# What you have to do:
Transcribe the listing that follows in full, omitting pictures.

::: Given data

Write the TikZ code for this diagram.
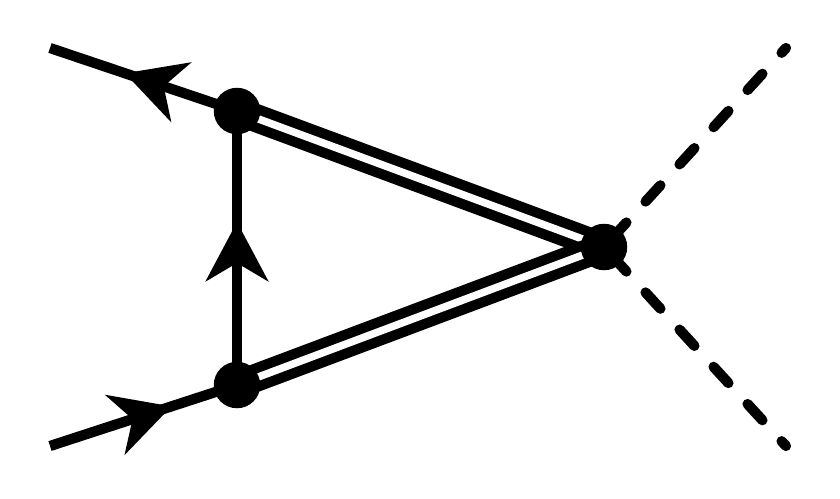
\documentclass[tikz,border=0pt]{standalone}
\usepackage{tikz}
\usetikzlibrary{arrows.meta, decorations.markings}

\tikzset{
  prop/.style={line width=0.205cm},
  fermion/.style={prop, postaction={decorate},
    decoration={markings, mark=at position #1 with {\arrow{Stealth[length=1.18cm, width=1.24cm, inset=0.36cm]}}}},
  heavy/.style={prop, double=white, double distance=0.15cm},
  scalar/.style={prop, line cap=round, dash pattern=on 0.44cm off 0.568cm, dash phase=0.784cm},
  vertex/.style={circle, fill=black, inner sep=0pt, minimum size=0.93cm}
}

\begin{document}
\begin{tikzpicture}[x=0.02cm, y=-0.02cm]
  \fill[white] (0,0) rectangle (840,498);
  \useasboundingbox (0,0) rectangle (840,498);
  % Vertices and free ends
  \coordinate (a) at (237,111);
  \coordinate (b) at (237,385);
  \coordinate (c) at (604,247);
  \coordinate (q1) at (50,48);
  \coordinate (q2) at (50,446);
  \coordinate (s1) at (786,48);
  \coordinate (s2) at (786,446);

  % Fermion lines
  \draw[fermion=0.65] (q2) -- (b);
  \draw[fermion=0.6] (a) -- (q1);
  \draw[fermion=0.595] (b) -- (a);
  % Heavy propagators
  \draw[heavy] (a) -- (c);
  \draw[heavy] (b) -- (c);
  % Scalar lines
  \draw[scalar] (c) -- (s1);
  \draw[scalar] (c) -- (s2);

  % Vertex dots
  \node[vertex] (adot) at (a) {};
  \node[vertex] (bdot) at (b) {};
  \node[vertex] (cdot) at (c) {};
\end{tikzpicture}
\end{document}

::::::

# Exercise solution:
Write the TikZ code for this diagram.
\documentclass[tikz,border=0pt]{standalone}
\usepackage{tikz}
\usetikzlibrary{arrows.meta, decorations.markings}

\tikzset{
  prop/.style={line width=0.205cm},
  fermion/.style={prop, postaction={decorate},
    decoration={markings, mark=at position #1 with {\arrow{Stealth[length=1.18cm, width=1.24cm, inset=0.36cm]}}}},
  heavy/.style={prop, double=white, double distance=0.15cm},
  scalar/.style={prop, line cap=round, dash pattern=on 0.44cm off 0.568cm, dash phase=0.784cm},
  vertex/.style={circle, fill=black, inner sep=0pt, minimum size=0.93cm}
}

\begin{document}
\begin{tikzpicture}[x=0.02cm, y=-0.02cm]
  \fill[white] (0,0) rectangle (840,498);
  \useasboundingbox (0,0) rectangle (840,498);
  % Vertices and free ends
  \coordinate (a) at (237,111);
  \coordinate (b) at (237,385);
  \coordinate (c) at (604,247);
  \coordinate (q1) at (50,48);
  \coordinate (q2) at (50,446);
  \coordinate (s1) at (786,48);
  \coordinate (s2) at (786,446);

  % Fermion lines
  \draw[fermion=0.65] (q2) -- (b);
  \draw[fermion=0.6] (a) -- (q1);
  \draw[fermion=0.595] (b) -- (a);
  % Heavy propagators
  \draw[heavy] (a) -- (c);
  \draw[heavy] (b) -- (c);
  % Scalar lines
  \draw[scalar] (c) -- (s1);
  \draw[scalar] (c) -- (s2);

  % Vertex dots
  \node[vertex] (adot) at (a) {};
  \node[vertex] (bdot) at (b) {};
  \node[vertex] (cdot) at (c) {};
\end{tikzpicture}
\end{document}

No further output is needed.